Saturday, April 30, 2011

Enormous Statue of Powerful Pharaoh Unearthed





This is a reminder that Egypt continues to be an archeologist’s dream. The early work conducted over the past two centuries was often best described as reconnaissance.  What is now underway is the systematic reconstruction of past glories, however constrained by burial customs.

I would love to see all such great monuments fully reconstructed by a process of dismantlement, replacement and reassembly.  This has been partially done for the Parthenon and could largely be done today on almost anything.  I believe it is a worthy completion of many such archeological endeavors that would be enthusiastically supported.


Doing this in Egypt is at least plausible.  The Great Pyramid is the easiest and the obvious candidate, but after that there are many others from many other dynastic periods that are well worth doing.

At present archeology considers such to be sacrilege, but I expect this to soften as we winkle less and less information out of the present methodology.


Enormous statue of powerful pharaoh unearthed



CAIRO (AP) — Archaeologists unearthed one of the largest statues found to date of a powerful ancient Egyptian pharaoh at his mortuary temple in the southern city of Luxor, the country's antiquities authority announced Tuesday.
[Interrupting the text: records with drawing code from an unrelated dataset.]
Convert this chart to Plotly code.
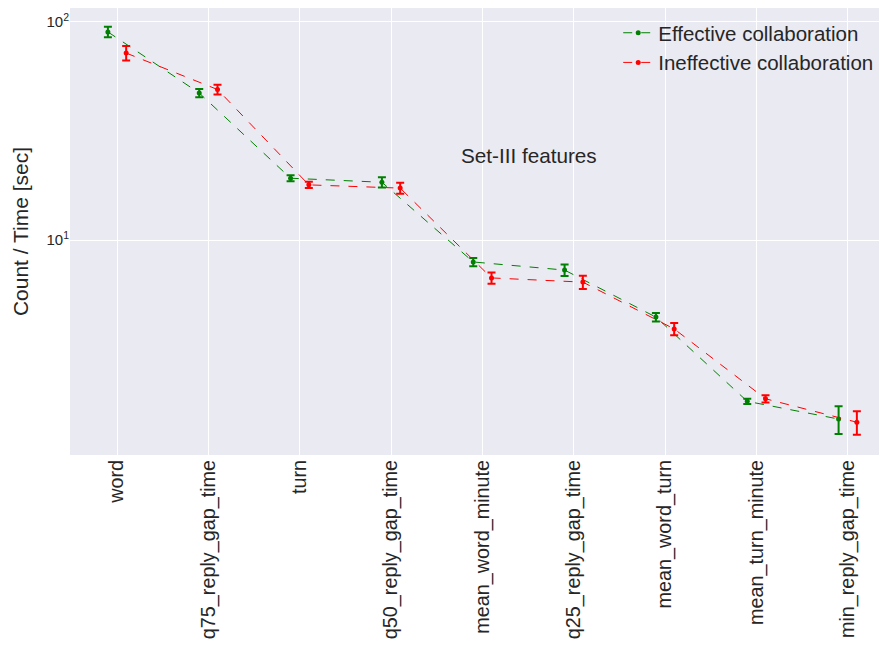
import plotly.graph_objects as go

categories = ["word", "q75_reply_gap_time", "turn", "q50_reply_gap_time",
              "mean_word_minute", "q25_reply_gap_time", "mean_word_turn",
              "mean_turn_minute", "min_reply_gap_time"]
eff_mean = [90, 47.2, 19.2, 18.4, 7.93, 7.28, 4.43, 1.82, 1.51]
eff_err = [5, 2, 0.6, 1.0, 0.35, 0.45, 0.2, 0.05, 0.22]
ineff_mean = [72, 49, 17.9, 17.3, 6.70, 6.41, 3.91, 1.87, 1.46]
ineff_err = [5.5, 2.5, 0.6, 1.0, 0.4, 0.45, 0.25, 0.07, 0.18]
ytick_vals = [10, 100]
ytick_text = ["10<sup>1</sup>", "10<sup>2</sup>"]

offset = 0.1
x_idx = list(range(len(categories)))

fig = go.Figure()
for name, mean, err, color, off in [
    ("Effective collaboration", eff_mean, eff_err, "green", -offset),
    ("Ineffective collaboration", ineff_mean, ineff_err, "red", offset),
]:
    fig.add_trace(go.Scatter(
        x=[i + off for i in x_idx], y=mean, name=name, mode="lines+markers",
        line=dict(color=color, width=1, dash="dash"),
        marker=dict(color=color, size=5),
        error_y=dict(type="data", array=err, visible=True, color=color,
                     thickness=2, width=4),
    ))

fig.add_annotation(x=0.562, y=0.671, xref="paper", yref="paper",
                   xanchor="center", yanchor="middle",
                   text="Set-III features", showarrow=False,
                   font=dict(size=20.7, color="#262626"))

fig.update_layout(
    width=879, height=642,
    margin=dict(l=62, r=0, t=0, b=195, autoexpand=False),
    paper_bgcolor="white", plot_bgcolor="#EAEAF2",
    font=dict(family="Liberation Sans, Arial, sans-serif", color="#262626"),
    showlegend=True,
    legend=dict(x=0.671, y=0.989, xanchor="left", yanchor="top",
                bgcolor="rgba(0,0,0,0)", font=dict(size=20.5)),
)
fig.update_xaxes(
    tickmode="array", tickvals=x_idx, ticktext=categories, tickangle=-90,
    range=[-0.515, 8.43], showgrid=True, gridcolor="white", gridwidth=1,
    zeroline=False, tickfont=dict(size=19.8, color="#262626"), ticks="",
    automargin=False,
)
fig.update_yaxes(
    type="log", range=[0.014, 2.064], tickmode="array", tickvals=ytick_vals,
    ticktext=ytick_text,
    showgrid=True, gridcolor="white", gridwidth=1, zeroline=False,
    tickfont=dict(size=15, color="#262626"), ticks="", automargin=False,
    title=dict(text="Count / Time [sec]", font=dict(size=21), standoff=12),
)

fig.write_html("out.html")
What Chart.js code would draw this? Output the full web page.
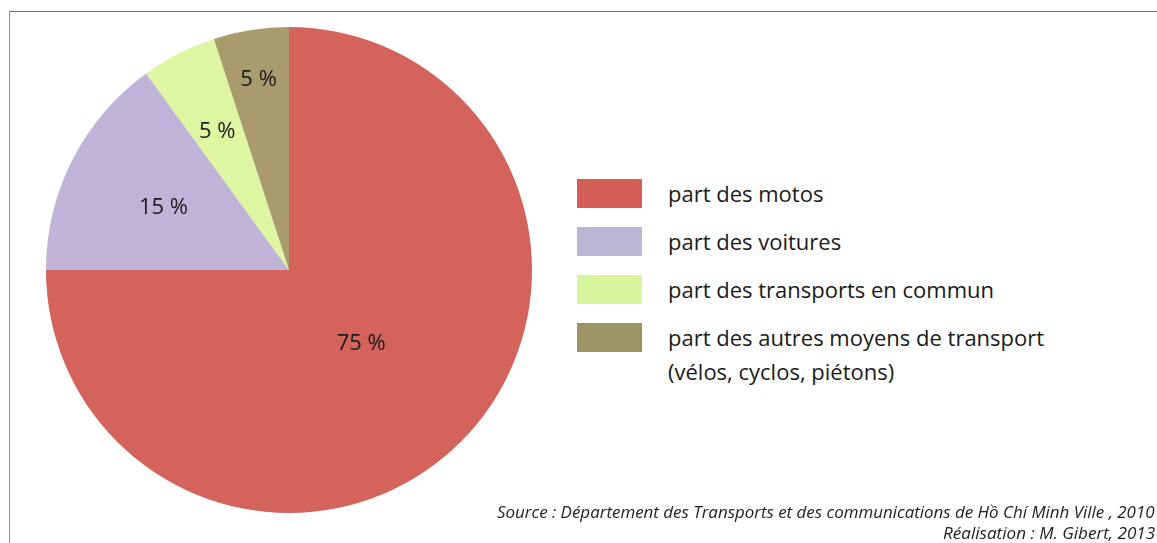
<!DOCTYPE html>
<html lang="fr">

<head>
    <meta charset="UTF-8">
    <title>Répartition modale</title>
    <script src="https://cdn.jsdelivr.net/npm/chart.js"></script>
    <style>
        body {
            margin: 0;
            width: 1157px;
            height: 543px;
            background: #fff;
            overflow: hidden;
            position: relative;
            font-family: 'Open Sans', sans-serif;
        }

        .frame {
            position: absolute;
            left: 9px;
            top: 11px;
            width: 1200px;
            height: 600px;
            border-top: 1px solid #6f6f6f;
            border-left: 1px solid #8a8a8a;
        }

        .pie-box {
            position: absolute;
            left: 46px;
            top: 27px;
            width: 486px;
            height: 486px;
        }

        #legend {
            position: absolute;
            left: 577px;
            top: 179px;
        }

        .item {
            position: relative;
            height: 48px;
        }

        .box {
            position: absolute;
            left: 0;
            top: 0;
            width: 65px;
            height: 29px;
        }

        .txt {
            position: absolute;
            left: 91px;
            top: -3px;
            white-space: nowrap;
            font-size: 22px;
            line-height: 34px;
            color: #1a1a1a;
        }

        .source {
            position: absolute;
            right: 2px;
            top: 501px;
            text-align: right;
        }

        .source p {
            margin: 0;
            font-style: italic;
            font-size: 17px;
            line-height: 21px;
            color: #222;
            white-space: nowrap;
        }

        .source span {
            display: inline-block;
            transform-origin: right center;
        }
    </style>
</head>

<body>
    <div class="frame"></div>
    <div class="pie-box"><canvas id="pieChart"></canvas></div>
    <div id="legend"></div>
    <div class="source">
        <p><span id="src1">Source : Département des Transports et des communications de Hồ Chí Minh Ville , 2010</span></p>
        <p><span id="src2">Réalisation : M. Gibert, 2013</span></p>
    </div>

    <script>
        // modal share, in percent
        const categories = [
            "part des motos",
            "part des voitures",
            "part des transports en commun",
            "part des autres moyens de transport"
        ];
        const shares = [75, 15, 5, 5];
        const sliceColors = ["#d4635b", "#bfb3d8", "#def6a2", "#aa9b6c"];
        const legendColors = ["#d45f57", "#bcb5d3", "#d7f59c", "#9c9462"];
        const legendExtra = ["", "", "", "(vélos, cyclos, piétons)"];

        // where each % label sits, as a fraction of the radius
        const labelRadius = [0.42, 0.58, 0.65, 0.8];

        const sliceLabels = {
            id: "sliceLabels",
            afterDatasetsDraw(chart) {
                const ctx = chart.ctx;
                const meta = chart.getDatasetMeta(0);
                ctx.save();
                ctx.font = "22px 'Open Sans'";
                ctx.fillStyle = "#1a1a1a";
                ctx.textAlign = "center";
                ctx.textBaseline = "middle";
                meta.data.forEach((arc, i) => {
                    const mid = (arc.startAngle + arc.endAngle) / 2;
                    const r = arc.outerRadius * labelRadius[i];
                    const x = arc.x + Math.cos(mid) * r;
                    const y = arc.y + Math.sin(mid) * r + 2;
                    ctx.fillText(shares[i] + " %", x, y);
                });
                ctx.restore();
            }
        };

        new Chart(document.getElementById("pieChart"), {
            type: "pie",
            data: {
                labels: categories,
                datasets: [{
                    data: shares,
                    backgroundColor: sliceColors,
                    borderWidth: 0
                }]
            },
            options: {
                responsive: true,
                maintainAspectRatio: false,
                animation: false,
                layout: { padding: 0 },
                plugins: {
                    legend: { display: false },
                    tooltip: { enabled: false }
                }
            },
            plugins: [sliceLabels]
        });

        // legend on the right
        let html = "";
        categories.forEach((cat, i) => {
            html += '<div class="item"><span class="box" style="background:' + legendColors[i] + '"></span>';
            html += '<span class="txt">' + cat + (legendExtra[i] ? '<br>' + legendExtra[i] : '') + '</span></div>';
        });
        document.getElementById("legend").innerHTML = html;

        // squeeze the source lines so they look like a condensed italic
        function fitSource() {
            [["src1", 658], ["src2", 212]].forEach(([id, target]) => {
                const el = document.getElementById(id);
                el.style.transform = "none";
                const w = el.offsetWidth;
                el.style.transform = "scaleX(" + (target / w) + ")";
            });
        }
        fitSource();
        document.fonts.ready.then(fitSource);
    </script>
</body>

</html>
The 13 meter (42 foot) tall statue of Amenhotep III was one of a pair that flanked the northern entrance to the grand funerary temple on the west bank of the Nile that is currently the focus of a major excavation.

The statue consists of seven large quartzite blocks and still lacks a head and was actually first discovered in the 1928 and then rehidden, according to the press release from the country's antiquities authority. Archaeologists expect to find its twin in the next digging season.

Excavation supervisor Abdel-Ghaffar Wagdi said two other statues were also unearthed, one of the god Thoth with a baboon's head and a six foot (1.85 meter) tall one of the lion-headed goddess Sekhmet.

Archaeologists working on the temple over the past few years have issued a flood of announcements about new discoveries of statues. The 3,400-year-old temple is one of the largest on the west bank of the Nile in Luxor, where the powerful pharaohs of Egypt's New Kingdom built their tombs.

Amenhotep III, who was the grandfather of the famed boy-pharaoh Tutankhamun, ruled in the 14th century B.C. at the height of Egypt's New Kingdom and presided over a vast empire stretching from Nubia in the south to Syria in the north.

The pharaoh's temple was largely destroyed, possibly by floods, and little remains of its walls. It was also devastated by an earthquake in 27 B.C. But archaeologists have been able to unearth a wealth of artifacts and statuary in the buried ruins, including two statues of Amenhotep made of black granite found at the site in March 2009.

(This version CORRECTS original date of discovery.)

1 comment:

Unknown said...

Exactly who is paying for this work.. what does it do for tomorrows children?? This does nothing in any productive way, except make some money for those who will eventually sell the pieces.. If it is done with taxpayer money, whatever country, it is doing nothing.